* start Data block *

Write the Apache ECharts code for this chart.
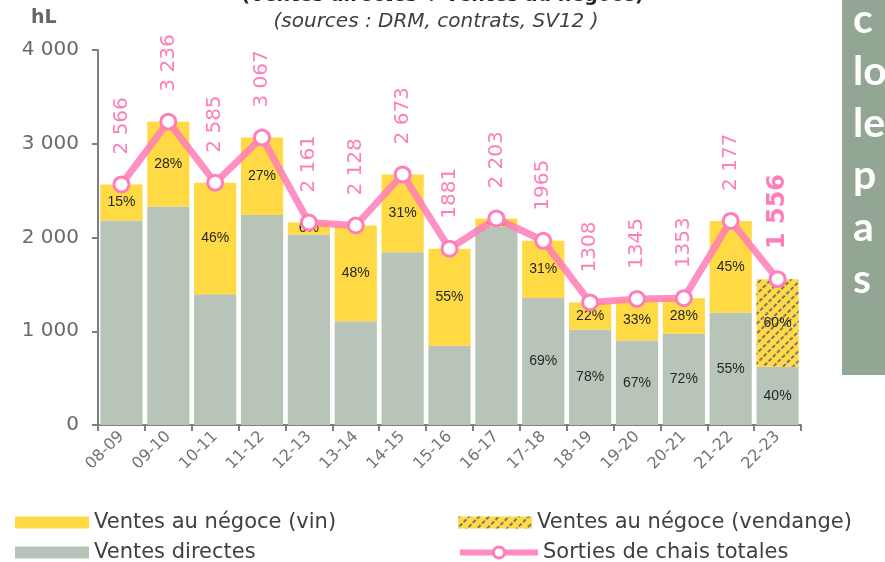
<!DOCTYPE html>
<html>
<head>
<meta charset="utf-8">
<script src="https://cdn.jsdelivr.net/npm/echarts@6/dist/echarts.min.js"></script>
<style>html,body{margin:0;padding:0;background:#fff;}#c{width:885px;height:562px;}</style>
</head>
<body>
<div id="c"></div>
<script>
const categories = ['08-09','09-10','10-11','11-12','12-13','13-14','14-15','15-16','16-17','17-18','18-19','19-20','20-21','21-22','22-23'];
const totals = [2566,3236,2585,3067,2161,2128,2673,1881,2203,1965,1308,1345,1353,2177,1556];
const totalLabels = ['2 566','3 236','2 585','3 067','2 161','2 128','2 673','1881','2 203','1965','1308','1345','1353','2 177','1 556'];
const directes = [2181,2330,1396,2239,2031,1107,1844,846,2115,1356,1020,901,974,1197,622];
const negoceVin = [385,906,1189,828,130,1021,829,1035,88,609,288,444,379,980,null];
const negoceVendange = [null,null,null,null,null,null,null,null,null,null,null,null,null,null,934];
const negocePct = ['15%','28%','46%','27%','6%','48%','31%','55%','4%','31%','22%','33%','28%','45%',''];
const vendangePct = ['','','','','','','','','','','','','','','60%'];
const directesPct = ['','','','','','','','','','69%','78%','67%','72%','55%','40%'];
const yTicks = ['0','1 000','2 000','3 000','4 000'];

const pink = '#FF7DB8';
const wide = 'DejaVu Sans, Verdana, sans-serif';
const pctLabel = (arr) => ({
  show: true, position: 'inside',
  fontFamily: 'Liberation Sans Narrow, Liberation Sans, sans-serif',
  fontSize: 14, color: '#262626',
  formatter: p => arr[p.dataIndex] || ''
});
const legendText = { fontSize: 21, color: '#404040', fontFamily: wide };

const chart = echarts.init(document.getElementById('c'));
chart.setOption({
  animation: false,
  textStyle: { fontFamily: wide },
  grid: { left: 98, right: 84, top: 50, bottom: 137, containLabel: false },
  xAxis: {
    type: 'category', data: categories,
    axisLine: { lineStyle: { color: '#7f7f7f', width: 2 } },
    axisTick: { show: true, length: 6, lineStyle: { color: '#7f7f7f', width: 2 } },
    axisLabel: { rotate: 45, fontSize: 16, color: '#737373', margin: 9, fontFamily: wide }
  },
  yAxis: {
    type: 'value', min: 0, max: 4000, interval: 1000,
    axisLine: { show: true, lineStyle: { color: '#7f7f7f', width: 2 } },
    axisTick: { show: true, length: 6, lineStyle: { color: '#7f7f7f', width: 2 } },
    splitLine: { show: false },
    axisLabel: { fontSize: 20, color: '#6a6a6a', margin: 19, fontFamily: wide, formatter: (v) => yTicks[Math.round(v/1000)] }
  },
  legend: [
    { data: ['Ventes au négoce (vin)'], icon: 'rect', left: 10, top: 507, itemWidth: 74, itemHeight: 12, itemGap: 8, textStyle: legendText },
    { data: ['Ventes au négoce (vendange)'], icon: 'rect', left: 453, top: 507, itemWidth: 74, itemHeight: 12, textStyle: legendText },
    { data: ['Ventes directes'], icon: 'rect', left: 10, top: 537, itemWidth: 74, itemHeight: 12, textStyle: legendText },
    { data: ['Sorties de chais totales'], left: 452, top: 537, itemWidth: 78, itemHeight: 14, textStyle: legendText,
      lineStyle: { width: 6, color: pink, opacity: 0.9 }, itemStyle: { color: '#ffffff', borderColor: pink, borderWidth: 3 } }
  ],
  series: [
    { name: 'Ventes directes', type: 'bar', stack: 's', data: directes, barCategoryGap: '10%',
      itemStyle: { color: '#B9C4B8' }, label: pctLabel(directesPct) },
    { name: 'Ventes au négoce (vin)', type: 'bar', stack: 's', data: negoceVin,
      itemStyle: { color: '#FFDA45' }, label: pctLabel(negocePct) },
    { name: 'Ventes au négoce (vendange)', type: 'bar', stack: 's', data: negoceVendange,
      itemStyle: { color: '#FFDA45', decal: { symbol: 'rect', color: 'rgba(100,100,125,0.85)', dashArrayX: [[4,2]], dashArrayY: [1.6,5], rotation: -Math.PI/4 } },
      label: pctLabel(vendangePct) },
    { name: 'Sorties de chais totales', type: 'line', data: totals.map((v,i)=> i===14 ? { value: v, label: { fontSize: 24, fontWeight: 'bold' } } : v),
      z: 5,
      lineStyle: { color: pink, width: 7, opacity: 0.85 },
      itemStyle: { color: '#ffffff', borderColor: pink, borderWidth: 3 },
      symbol: 'circle', symbolSize: 15,
      label: { show: true, position: 'top', distance: 21, rotate: 90, align: 'left', verticalAlign: 'middle',
        color: pink, fontSize: 20, fontWeight: 'normal', fontFamily: wide,
        formatter: p => totalLabels[p.dataIndex] }
    }
  ],
  graphic: [
    { type: 'text', left: 'center', top: -13, style: { text: '(Ventes directes + ventes au négoce)', font: 'bold 19px ' + wide, fill: '#262626' } },
    { type: 'text', style: { text: '(sources : DRM, contrats, SV12 )', x: 436, y: 22, align: 'center', verticalAlign: 'middle', font: 'italic 20px ' + wide, fill: '#404040' } },
    { type: 'text', style: { text: 'hL', x: 31, y: 18, verticalAlign: 'middle', font: 'bold 19px ' + wide, fill: '#666666' } },
    { type: 'rect', shape: { x: 842, y: 0, width: 50, height: 375 }, style: { fill: '#93A593' } },
    { type: 'text', style: { text: 'c\nlo\nle\np\na\ns', x: 853, y: -6, lineHeight: 52, font: 'bold 41px Lato, sans-serif', fill: '#ffffff' } }
  ]
});
</script>
</body>
</html>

* end Data block *

• [What to work on]: Skip every picture and transcribe the data above exactly.

• [Output of the exercise]:
Write the Apache ECharts code for this chart.
<!DOCTYPE html>
<html>
<head>
<meta charset="utf-8">
<script src="https://cdn.jsdelivr.net/npm/echarts@6/dist/echarts.min.js"></script>
<style>html,body{margin:0;padding:0;background:#fff;}#c{width:885px;height:562px;}</style>
</head>
<body>
<div id="c"></div>
<script>
const categories = ['08-09','09-10','10-11','11-12','12-13','13-14','14-15','15-16','16-17','17-18','18-19','19-20','20-21','21-22','22-23'];
const totals = [2566,3236,2585,3067,2161,2128,2673,1881,2203,1965,1308,1345,1353,2177,1556];
const totalLabels = ['2 566','3 236','2 585','3 067','2 161','2 128','2 673','1881','2 203','1965','1308','1345','1353','2 177','1 556'];
const directes = [2181,2330,1396,2239,2031,1107,1844,846,2115,1356,1020,901,974,1197,622];
const negoceVin = [385,906,1189,828,130,1021,829,1035,88,609,288,444,379,980,null];
const negoceVendange = [null,null,null,null,null,null,null,null,null,null,null,null,null,null,934];
const negocePct = ['15%','28%','46%','27%','6%','48%','31%','55%','4%','31%','22%','33%','28%','45%',''];
const vendangePct = ['','','','','','','','','','','','','','','60%'];
const directesPct = ['','','','','','','','','','69%','78%','67%','72%','55%','40%'];
const yTicks = ['0','1 000','2 000','3 000','4 000'];

const pink = '#FF7DB8';
const wide = 'DejaVu Sans, Verdana, sans-serif';
const pctLabel = (arr) => ({
  show: true, position: 'inside',
  fontFamily: 'Liberation Sans Narrow, Liberation Sans, sans-serif',
  fontSize: 14, color: '#262626',
  formatter: p => arr[p.dataIndex] || ''
});
const legendText = { fontSize: 21, color: '#404040', fontFamily: wide };

const chart = echarts.init(document.getElementById('c'));
chart.setOption({
  animation: false,
  textStyle: { fontFamily: wide },
  grid: { left: 98, right: 84, top: 50, bottom: 137, containLabel: false },
  xAxis: {
    type: 'category', data: categories,
    axisLine: { lineStyle: { color: '#7f7f7f', width: 2 } },
    axisTick: { show: true, length: 6, lineStyle: { color: '#7f7f7f', width: 2 } },
    axisLabel: { rotate: 45, fontSize: 16, color: '#737373', margin: 9, fontFamily: wide }
  },
  yAxis: {
    type: 'value', min: 0, max: 4000, interval: 1000,
    axisLine: { show: true, lineStyle: { color: '#7f7f7f', width: 2 } },
    axisTick: { show: true, length: 6, lineStyle: { color: '#7f7f7f', width: 2 } },
    splitLine: { show: false },
    axisLabel: { fontSize: 20, color: '#6a6a6a', margin: 19, fontFamily: wide, formatter: (v) => yTicks[Math.round(v/1000)] }
  },
  legend: [
    { data: ['Ventes au négoce (vin)'], icon: 'rect', left: 10, top: 507, itemWidth: 74, itemHeight: 12, itemGap: 8, textStyle: legendText },
    { data: ['Ventes au négoce (vendange)'], icon: 'rect', left: 453, top: 507, itemWidth: 74, itemHeight: 12, textStyle: legendText },
    { data: ['Ventes directes'], icon: 'rect', left: 10, top: 537, itemWidth: 74, itemHeight: 12, textStyle: legendText },
    { data: ['Sorties de chais totales'], left: 452, top: 537, itemWidth: 78, itemHeight: 14, textStyle: legendText,
      lineStyle: { width: 6, color: pink, opacity: 0.9 }, itemStyle: { color: '#ffffff', borderColor: pink, borderWidth: 3 } }
  ],
  series: [
    { name: 'Ventes directes', type: 'bar', stack: 's', data: directes, barCategoryGap: '10%',
      itemStyle: { color: '#B9C4B8' }, label: pctLabel(directesPct) },
    { name: 'Ventes au négoce (vin)', type: 'bar', stack: 's', data: negoceVin,
      itemStyle: { color: '#FFDA45' }, label: pctLabel(negocePct) },
    { name: 'Ventes au négoce (vendange)', type: 'bar', stack: 's', data: negoceVendange,
      itemStyle: { color: '#FFDA45', decal: { symbol: 'rect', color: 'rgba(100,100,125,0.85)', dashArrayX: [[4,2]], dashArrayY: [1.6,5], rotation: -Math.PI/4 } },
      label: pctLabel(vendangePct) },
    { name: 'Sorties de chais totales', type: 'line', data: totals.map((v,i)=> i===14 ? { value: v, label: { fontSize: 24, fontWeight: 'bold' } } : v),
      z: 5,
      lineStyle: { color: pink, width: 7, opacity: 0.85 },
      itemStyle: { color: '#ffffff', borderColor: pink, borderWidth: 3 },
      symbol: 'circle', symbolSize: 15,
      label: { show: true, position: 'top', distance: 21, rotate: 90, align: 'left', verticalAlign: 'middle',
        color: pink, fontSize: 20, fontWeight: 'normal', fontFamily: wide,
        formatter: p => totalLabels[p.dataIndex] }
    }
  ],
  graphic: [
    { type: 'text', left: 'center', top: -13, style: { text: '(Ventes directes + ventes au négoce)', font: 'bold 19px ' + wide, fill: '#262626' } },
    { type: 'text', style: { text: '(sources : DRM, contrats, SV12 )', x: 436, y: 22, align: 'center', verticalAlign: 'middle', font: 'italic 20px ' + wide, fill: '#404040' } },
    { type: 'text', style: { text: 'hL', x: 31, y: 18, verticalAlign: 'middle', font: 'bold 19px ' + wide, fill: '#666666' } },
    { type: 'rect', shape: { x: 842, y: 0, width: 50, height: 375 }, style: { fill: '#93A593' } },
    { type: 'text', style: { text: 'c\nlo\nle\np\na\ns', x: 853, y: -6, lineHeight: 52, font: 'bold 41px Lato, sans-serif', fill: '#ffffff' } }
  ]
});
</script>
</body>
</html>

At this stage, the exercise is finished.